Depois de casada, foi trabalhar na fazenda e os filhos ao colo. Seis filhos é difícil. Na fazenda fazia tudo. O fazer tudo era carregar a terra do fundo da parede para o cimo à cabeça, cavar a terra, espalhar a semente e enterrá-la. Íamos, esterroávamos a terra, como nós chamamos. E depois a ralar, sachar, empalhar e regar. Fazia-se tudo. Cortar a bandeira, desfolhar e apanhar o milho, era assim a nossa vida. Cultivava tudo. Batatas, feijão, milho, plantava cebolo e tratava das cebolas, pimentos, tomates... Tudo o que cá há para comer. Fazíamos vinho e aguardente. Temos vinha. São pequenas, mas temos muitas videiras nos cômoros. Fazíamos corrimões. Tínhamos muita fazenda. Agora está tudo relva.
Usávamos enxadas, sacholas, ancinhos, pás, quando era para fazer as poças: botava-se um pau numa ribeira, encostava-se-lhe umas pedras, botava-se-lhe umas leivas e vedava a água. Era fazer as poças para regar. Não tínhamos máquinas. A nossa fazenda não era de máquinas nem de poços nem de nada. Era águas entancadas e regávamos.

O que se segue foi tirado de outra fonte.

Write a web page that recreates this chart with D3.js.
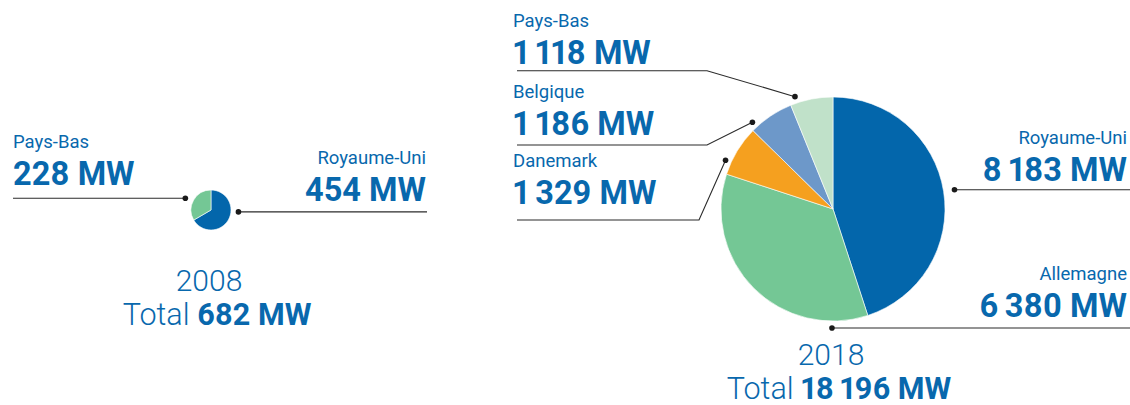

Para adubar a terra, era a borralha da fogueira. Era o nosso adubo. Em primeiro. Quando apareceu o adubo, dava-se-lhe um bocado de adubo. Era melhor. A borralha era um pouco mais fraca.

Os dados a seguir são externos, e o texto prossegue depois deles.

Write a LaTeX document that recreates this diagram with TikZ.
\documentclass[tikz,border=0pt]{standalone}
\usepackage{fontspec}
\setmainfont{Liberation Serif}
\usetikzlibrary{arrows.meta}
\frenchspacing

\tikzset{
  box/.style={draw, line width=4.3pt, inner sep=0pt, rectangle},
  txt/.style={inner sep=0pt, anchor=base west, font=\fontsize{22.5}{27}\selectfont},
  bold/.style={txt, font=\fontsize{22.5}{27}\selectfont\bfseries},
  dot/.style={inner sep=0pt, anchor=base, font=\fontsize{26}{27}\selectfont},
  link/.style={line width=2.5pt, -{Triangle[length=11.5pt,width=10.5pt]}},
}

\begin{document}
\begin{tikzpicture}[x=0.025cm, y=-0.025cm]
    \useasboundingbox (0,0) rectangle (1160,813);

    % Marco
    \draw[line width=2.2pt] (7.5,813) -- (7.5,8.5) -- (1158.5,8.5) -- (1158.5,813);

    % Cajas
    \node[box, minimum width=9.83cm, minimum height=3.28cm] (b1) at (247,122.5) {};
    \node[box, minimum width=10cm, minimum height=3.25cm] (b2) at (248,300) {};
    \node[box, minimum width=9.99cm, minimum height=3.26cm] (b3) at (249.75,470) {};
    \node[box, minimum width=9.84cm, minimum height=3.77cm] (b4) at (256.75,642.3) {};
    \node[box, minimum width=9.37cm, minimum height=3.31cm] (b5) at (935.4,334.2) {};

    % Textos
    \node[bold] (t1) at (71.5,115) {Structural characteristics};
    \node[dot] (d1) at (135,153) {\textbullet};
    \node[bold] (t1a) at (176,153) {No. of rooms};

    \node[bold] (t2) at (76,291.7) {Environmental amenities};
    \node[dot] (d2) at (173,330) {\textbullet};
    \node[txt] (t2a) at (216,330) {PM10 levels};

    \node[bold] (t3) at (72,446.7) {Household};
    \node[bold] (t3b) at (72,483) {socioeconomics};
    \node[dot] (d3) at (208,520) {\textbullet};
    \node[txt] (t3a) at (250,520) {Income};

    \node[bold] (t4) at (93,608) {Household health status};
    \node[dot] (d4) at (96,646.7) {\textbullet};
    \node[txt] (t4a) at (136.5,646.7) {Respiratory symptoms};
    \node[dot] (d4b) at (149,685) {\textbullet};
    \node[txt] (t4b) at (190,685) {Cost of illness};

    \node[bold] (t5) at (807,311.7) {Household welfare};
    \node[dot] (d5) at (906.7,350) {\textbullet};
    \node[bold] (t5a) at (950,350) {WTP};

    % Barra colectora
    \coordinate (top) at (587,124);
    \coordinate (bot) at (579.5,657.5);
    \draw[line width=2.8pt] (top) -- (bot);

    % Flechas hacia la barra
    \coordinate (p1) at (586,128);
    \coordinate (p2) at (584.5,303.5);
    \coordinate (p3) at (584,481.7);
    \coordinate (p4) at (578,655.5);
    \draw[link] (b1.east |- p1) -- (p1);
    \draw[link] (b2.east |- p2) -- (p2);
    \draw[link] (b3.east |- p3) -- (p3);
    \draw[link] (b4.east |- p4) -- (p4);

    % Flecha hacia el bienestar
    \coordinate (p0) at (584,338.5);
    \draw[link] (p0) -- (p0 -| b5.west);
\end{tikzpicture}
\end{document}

De princípio, nem pesticidas havia. Não se curavam as árvores, não se curavam as videiras. Eu já me lembra. Nada disso. Agora é que nem com curar, às vezes, as coisas se criam muito bem. Agora, a batata semeia-se, adubos para cima. Ela está a nascer, lá vem o escaravelho, mais produto para cima. Vem o sol e vem a chuva e não sei quê, lá vem mais sulfato para cima. Tiram-se, lá vem a borboleta, mais pó para cima. Mais pó para elas não colherem os grelos. O quê? A batata é o pior veneno que se pode comer. Botam-lhe venenos desde que se semeiam até ir para a panela. No meu tempo, não era assim. Semeavam-se com borralha e não se curavam. As coisas criavam-se melhor que agora. Agora, tem mais produção, mas primeiro, criavam-se com muito menos veneno
O que criávamos lá ia, às vezes, um saco. Ou se vendia ou se dava como assim ainda hoje se dá. Hoje não vendo, mas dar ainda dou batata e feijão, que é a única coisa que agora cultivo. Milho já só para casa. Mas primeiro até vendia de tudo, que era o nosso rendimento. Vinham pessoas lá à terra e eram pessoas lá da terra, que levavam. Estavam em Lisboa, vinham cá e compravam. Eram uns litros de aguardente, eram uns litros de vinho. Era umas batatas e uns feijões. E assim íamos vivendo.